I have not dug into the amazing craft of woodworking – yet – but I’ve gotten so many questions about the cedar table in our Lake House I thought I would add a brief post. 

I knew that I wanted one for behind our couch. When we have people over, we tend to have a lot of people over and it’s most often for a watch party of some kind, so additional seats facing the TV with a bonus of a countertop to serve as a buffet or place settings is perfect for our intended use.
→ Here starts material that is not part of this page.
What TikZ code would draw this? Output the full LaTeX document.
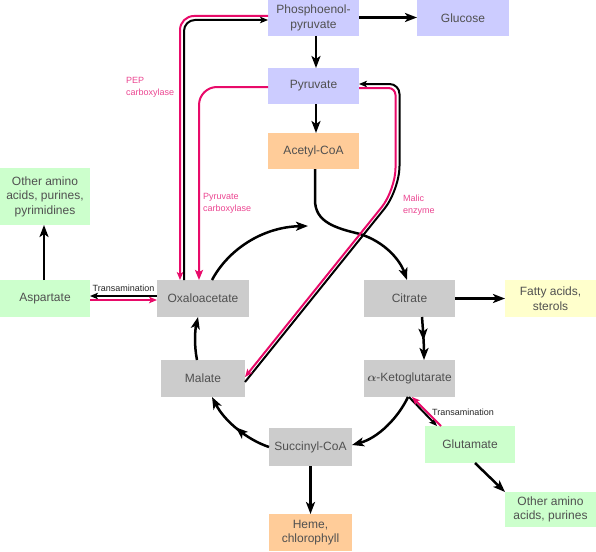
\documentclass[tikz,border=0pt]{standalone}
\usepackage{fontspec}
\setmainfont{Liberation Sans}
\usetikzlibrary{arrows.meta,decorations.markings}
\definecolor{lav}{RGB}{204,204,255}
\definecolor{orng}{RGB}{255,204,153}
\definecolor{grn}{RGB}{204,255,204}
\definecolor{yel}{RGB}{255,255,204}
\definecolor{gry}{RGB}{204,204,204}
\definecolor{txtg}{RGB}{80,80,80}
\definecolor{pinkc}{RGB}{232,10,105}
\definecolor{pinkt}{RGB}{235,70,145}
\begin{document}
\begin{tikzpicture}[x=1pt,y=-1pt,
  box/.style={rectangle, inner sep=0pt, outer sep=0pt, align=center, text=txtg,
              font=\fontsize{12}{14.5}\selectfont},
  lbl/.style={inner sep=0pt, outer sep=0pt, align=left, text=pinkt,
              font=\fontsize{9}{12}\selectfont},
  tlbl/.style={inner sep=0pt, outer sep=0pt, text=black!85,
              font=\fontsize{9}{11}\selectfont},
  flow/.style={line width=2.5pt, -{Stealth[length=12pt,width=9pt,inset=3pt]}},
  cyc/.style={line width=2.5pt, -{Stealth[length=12pt,width=9pt,inset=3pt]}},
  midarr/.style={postaction={decorate}, decoration={markings,
      mark=at position #1 with {\arrow{Stealth[length=12pt,width=9pt,inset=3pt]}}}},
  blk/.style={line width=2pt, -{Stealth[length=8pt,width=6.5pt,inset=2pt]}},
  pnk/.style={draw=pinkc, line width=2pt, -{Stealth[length=8pt,width=6.5pt,inset=2pt]}},
  pnkbig/.style={draw=pinkc, line width=2pt, -{Stealth[length=10pt,width=8pt,inset=2pt]}}
]
\useasboundingbox (0,0) rectangle (596,551);

% nodes
\node[box, fill=lav, minimum width=91pt, minimum height=36pt] (pep) at (313.5,18) {Phosphoenol-\\pyruvate};
\node[box, fill=lav, minimum width=92pt, minimum height=36pt] (glucose) at (463,18) {Glucose};
\node[box, fill=lav, minimum width=91pt, minimum height=36pt] (pyruvate) at (313.5,86) {Pyruvate};
\node[box, fill=orng, minimum width=91pt, minimum height=36pt] (acetyl) at (313.5,151) {Acetyl-CoA};
\node[box, fill=gry, minimum width=92pt, minimum height=37pt] (oaa) at (203,298.5) {Oxaloacetate};
\node[box, fill=grn, minimum width=90pt, minimum height=37pt] (asp) at (45,298.5) {Aspartate};
\node[box, fill=grn, minimum width=90pt, minimum height=57pt] (other1) at (45,196.5) {Other amino\\acids, purines,\\pyrimidines};
\node[box, fill=gry, minimum width=84pt, minimum height=37pt] (malate) at (203,378.5) {Malate};
\node[box, fill=gry, minimum width=91pt, minimum height=37pt] (citrate) at (409.5,298.5) {Citrate};
\node[box, fill=yel, minimum width=91pt, minimum height=37pt] (fatty) at (550.5,298.5) {Fatty acids,\\sterols};
\node[box, fill=gry, minimum width=91pt, minimum height=37pt] (akg) at (409.5,378.5) {{\boldmath$\alpha$}-Ketoglutarate};
\node[box, fill=gry, minimum width=83pt, minimum height=38pt] (succ) at (310.5,447) {Succinyl-CoA};
\node[box, fill=orng, minimum width=83pt, minimum height=37pt] (heme) at (310.5,532.5) {Heme,\\chlorophyll};
\node[box, fill=grn, minimum width=90pt, minimum height=37pt] (glut) at (470,444.5) {Glutamate};
\node[box, fill=grn, minimum width=91pt, minimum height=35pt] (other2) at (550.5,509.5) {Other amino\\acids, purines};

% labels
\node[lbl, anchor=west] (pepc) at (126,87) {PEP\\carboxylase};
\node[lbl, anchor=west] (pyrc) at (203,203) {Pyruvate\\carboxylase};
\node[lbl, anchor=west] (malic) at (403,205) {Malic\\enzyme};
\node[tlbl] (trans1) at (123.5,288) {Transamination};
\node[tlbl] (trans2) at (463,412) {Transamination};

% straight main arrows
\draw[flow] (pep.east |- 0,17.5) -- (glucose.west |- 0,17.5);
\draw[flow] (pep.south -| 316,0) -- (pyruvate.north -| 316,0);
\draw[flow] (pyruvate.south -| 316,0) -- (acetyl.north -| 316,0);
\draw[flow] (citrate.east) -- (fatty.west);
\draw[flow] (asp.north -| 44,0) -- (other1.south -| 44,0);
\draw[flow] (succ.south -| 310.5,0) -- (heme.north -| 310.5,0);
\draw[flow] (glut.south -| 475,0) -- (other2.north west);

% cycle
\coordinate (ctop) at (308,226);
\draw[cyc] (oaa.north -| 212,0) .. controls (228,250) and (262,227) .. (ctop);
\draw[flow] (acetyl.south -| 315,0) -- (315,200) .. controls (315,222) and (335,228) .. (360,234)
   .. controls (385,242) and (400,260) .. (citrate.north -| 407,0);
\draw[cyc, midarr=0.55] (citrate.south -| 422,0) .. controls (423,330) and (424,345) .. (akg.north -| 424,0);
\draw[cyc, midarr=0.5] (succ.west |- 0,447) .. controls (248,440) and (225,422) .. (malate.south -| 212,0);
\draw[cyc] (akg.south -| 408,0) .. controls (398,418) and (378,438) .. (succ.east |- 0,445);
\draw[cyc] (malate.north -| 197,0) .. controls (194,345) and (195,330) .. (oaa.south -| 198,0);

% PEP carboxylase / carboxykinase
\draw[pnk, rounded corners=14pt] (pep.west |- 0,16) -- (180,16) -- (oaa.north -| 180,0);
\draw[blk, rounded corners=11pt] (oaa.north -| 184,0) -- (184,20) -- (pep.west |- 0,20);

% Pyruvate carboxylase
\draw[pnkbig, rounded corners=18pt] (pyruvate.west |- 0,87) -- (199,87) -- (oaa.north -| 199,0);

% Malic enzyme
\draw[blk] (malate.east |- 0,382) [rounded corners=24pt] -- (399.5,190) [rounded corners=10pt] -- (399.5,84) -- (pyruvate.east |- 0,84);
\draw[pnk] (pyruvate.east |- 0,88) [rounded corners=7pt] -- (395.5,88) [rounded corners=22pt] -- (395.5,190) -- (malate.east |- 0,377);

% Transaminations
\draw[blk] (oaa.west |- 0,296) -- (asp.east |- 0,296);
\draw[pnk] (asp.east |- 0,300) -- (oaa.west |- 0,300);
\draw[blk] (akg.south -| 409,0) -- (glut.north -| 437,0);
\draw[pnk] (glut.north -| 441,0) -- (akg.south -| 412,0);
\end{tikzpicture}
\end{document}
As it turns out, the 36″ counter height I wanted is a little unusual for a table and so it’s typically custom work. Our couch is 11 feet wide, so I wanted a counter of at least 6 feet, longer being better for accommodating more seats if possible.

Custom Made Tables

I found some great looking shops, like this one on Etsy:

The length I want costs even more than what’s listed here. It’s within my budget, but I see a potential opportunity here. Besides, any excuse for a new project is good enough for me! Though I’m not a highly experienced woodcraftsman, the tools needed for this beyond basic hand tools are a sander and a drill, both of which I have.

The tricky part was finding the materials. I remember from a past project spending a lot of time and money tracking down mahogany lumber for a small boat-building project.

Sourcing the Wood

I live in that part of East Texas called the Piney Woods. We are surrounded by trees. I’m always stuck in traffic behind slow logging trucks. Guys are selling cheap firewood every half mile along the highway it seems. Hurricane Harvey knocked a couple down for sure, and construction is booming so lots are being cleared. There has got to be some nice-looking, inexpensive wood around here somewhere!

I know Craigslist is a great source for used wooden pallets, so I look there. Nothing on my first try, but there are some ads for hauling off single cut-up trees from yard clearing so I feel like something is bound to come up if I’m patient.

I also take a look at Facebook Marketplace, which is pretty much like a Facebook version of Craigslist, also localized to your area. Better, you can save things you are searching for and get notifications when new listings pop up. In only a few days, this appeared:

Yep – $20!

I messaged right away and they still had some. The $20 slabs were only 1″ thick, something I forgot to ask about before I drove to their place about 30 minutes away. But they had some 2 inch ones already cut that were perfect. Turns out these guys are a little mom-and-pop-shop lumberyard, and they’ll do custom cuts too. The 2″ slabs were $40, so I picked three to take home with me.

Why three? Because $40 is a steal! And I had two kids recently moved into new homes who might also want some, because yes, the whole family is full of project nerds of all kinds. And if they didn’t, boo-yah more for another project. Of course it is a little more challenging to hoard wood like I hoard craft bits and pieces, but it can be done sparingly before I can’t walk through my garage.

Cedar has a striking red core with blonde border underneath the bark. Stunning colors, and the red tones are a great fit with our red-toned cherry wood floors. I know, they look pretty rough here, but wait until the finish is applied – you’ll see how the colors just glow.

One thing about cedar is that the bark is pretty stringy and loosely attached from much handling – even unattached in patches so not great if you want bark, but I like the color and grain of the wood so this is still perfectly good for me, even though I have to peel all the bark off. Upside, it comes off pretty easily.

Sourcing the Legs

I want the beauty of the wood countertop to stand out and we have a wood floor as well so the legs will be a simple matte black metal ‘U’s. Hairpin legs are too thin looking yet I don’t want detailed metalwork to draw the eye away from the wood. 

After calling local metal fabrication shops for price comparisons I learned that the job was either too small for them or way too expensive (probably for the same reason) compared to this shop I found on Etsy – Outlaw WoodCraft. They had exactly the style I wanted and they have a wide range of lengths, including the longer ones I needed to get to the 36 inch counter height I was going for. Bonus, hardware and shipping is free!

Finishing

As I mentioned, I hadn’t planned on doing a full-on tutorial, but this is a great video on finishing wood if you’re looking for step-by-step guidance. Here’s a ‘before’ look as I began the sanding, and an ‘after’ look with the first coat of polyurethane.

Before:

…and After:

Amazing, right?!?

Here is the finished table:

The best part was how much my husband liked it – Yay! When these stools arrived, they were the wrong color of stained wood. Check out this post to see what I did about it.

Final Cost

With the wood at $40 and the legs coming in at $180, and about $30 for the sandpaper and polyurethane, by the time I was finished the final cost of materials was about $250. Not bad! More importantly, it was super fun and has me itching to try some more woodworking projects.

I hope you found this project inspiring and the resources useful. Happy Making!